═══ EXERCISE DATA

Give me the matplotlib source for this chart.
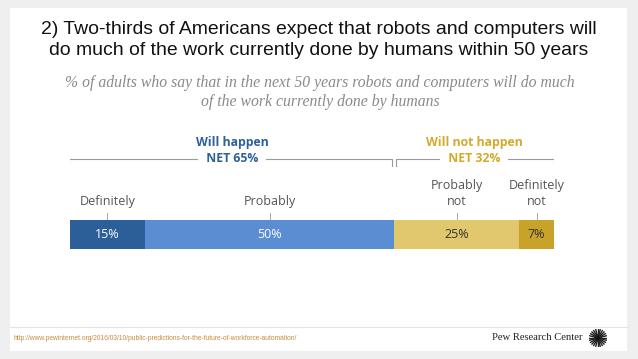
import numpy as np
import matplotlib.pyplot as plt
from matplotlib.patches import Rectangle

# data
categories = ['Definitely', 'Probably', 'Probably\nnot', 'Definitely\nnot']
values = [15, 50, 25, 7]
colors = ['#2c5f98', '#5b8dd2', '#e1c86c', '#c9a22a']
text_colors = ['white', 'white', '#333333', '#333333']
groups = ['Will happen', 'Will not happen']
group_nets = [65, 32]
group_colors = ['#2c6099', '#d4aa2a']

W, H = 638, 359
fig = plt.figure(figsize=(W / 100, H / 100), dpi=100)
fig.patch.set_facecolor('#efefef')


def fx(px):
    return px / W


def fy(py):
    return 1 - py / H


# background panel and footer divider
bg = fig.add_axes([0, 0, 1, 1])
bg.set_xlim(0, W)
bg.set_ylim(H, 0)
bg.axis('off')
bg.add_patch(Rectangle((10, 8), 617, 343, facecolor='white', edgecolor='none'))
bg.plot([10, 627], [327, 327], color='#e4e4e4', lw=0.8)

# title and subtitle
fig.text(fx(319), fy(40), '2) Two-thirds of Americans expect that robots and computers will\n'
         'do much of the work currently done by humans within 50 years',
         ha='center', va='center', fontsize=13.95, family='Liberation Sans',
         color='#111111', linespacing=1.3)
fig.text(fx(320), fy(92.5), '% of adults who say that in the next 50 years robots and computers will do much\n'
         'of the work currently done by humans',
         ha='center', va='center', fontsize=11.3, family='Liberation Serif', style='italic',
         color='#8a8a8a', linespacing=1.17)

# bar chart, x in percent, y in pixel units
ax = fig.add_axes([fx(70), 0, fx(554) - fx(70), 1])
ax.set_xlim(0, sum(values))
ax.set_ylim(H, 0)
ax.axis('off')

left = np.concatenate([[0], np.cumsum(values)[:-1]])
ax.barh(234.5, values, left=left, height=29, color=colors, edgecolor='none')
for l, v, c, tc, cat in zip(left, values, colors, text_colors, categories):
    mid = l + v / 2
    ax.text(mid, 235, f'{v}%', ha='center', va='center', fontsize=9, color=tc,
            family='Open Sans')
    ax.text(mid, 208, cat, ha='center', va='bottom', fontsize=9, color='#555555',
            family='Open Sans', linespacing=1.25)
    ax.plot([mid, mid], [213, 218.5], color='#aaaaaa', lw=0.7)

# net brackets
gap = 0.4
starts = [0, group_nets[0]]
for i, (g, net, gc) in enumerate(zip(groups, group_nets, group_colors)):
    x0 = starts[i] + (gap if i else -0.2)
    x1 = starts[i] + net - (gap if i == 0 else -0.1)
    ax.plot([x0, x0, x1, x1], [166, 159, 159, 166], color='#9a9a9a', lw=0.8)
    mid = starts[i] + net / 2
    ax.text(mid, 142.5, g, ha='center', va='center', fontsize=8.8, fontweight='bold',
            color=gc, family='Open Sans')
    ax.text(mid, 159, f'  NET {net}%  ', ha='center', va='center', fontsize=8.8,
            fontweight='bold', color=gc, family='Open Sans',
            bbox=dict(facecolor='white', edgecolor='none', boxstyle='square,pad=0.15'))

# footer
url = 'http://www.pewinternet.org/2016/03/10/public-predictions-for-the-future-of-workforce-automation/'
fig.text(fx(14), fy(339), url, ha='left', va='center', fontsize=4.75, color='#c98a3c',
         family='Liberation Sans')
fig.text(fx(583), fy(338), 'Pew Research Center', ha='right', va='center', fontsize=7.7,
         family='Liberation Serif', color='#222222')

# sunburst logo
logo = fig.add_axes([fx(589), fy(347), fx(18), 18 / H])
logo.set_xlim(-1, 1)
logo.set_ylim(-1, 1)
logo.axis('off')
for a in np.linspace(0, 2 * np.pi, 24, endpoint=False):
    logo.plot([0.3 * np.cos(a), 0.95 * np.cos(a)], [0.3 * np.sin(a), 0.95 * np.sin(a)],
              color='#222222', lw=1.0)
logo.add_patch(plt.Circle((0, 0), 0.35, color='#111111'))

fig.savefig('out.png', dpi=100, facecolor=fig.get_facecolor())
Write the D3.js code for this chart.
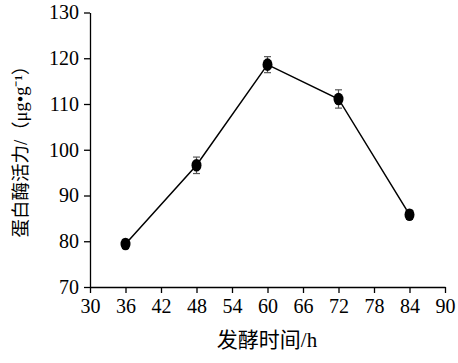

══════

Repeat the lines from where the entries begin to the line with "group_colors = ['#2c6099', '#d4aa2a']", both included. Any picture is left out.

Give me the matplotlib source for this chart.
import numpy as np
import matplotlib.pyplot as plt
from matplotlib.patches import Rectangle

# data
categories = ['Definitely', 'Probably', 'Probably\nnot', 'Definitely\nnot']
values = [15, 50, 25, 7]
colors = ['#2c5f98', '#5b8dd2', '#e1c86c', '#c9a22a']
text_colors = ['white', 'white', '#333333', '#333333']
groups = ['Will happen', 'Will not happen']
group_nets = [65, 32]
group_colors = ['#2c6099', '#d4aa2a']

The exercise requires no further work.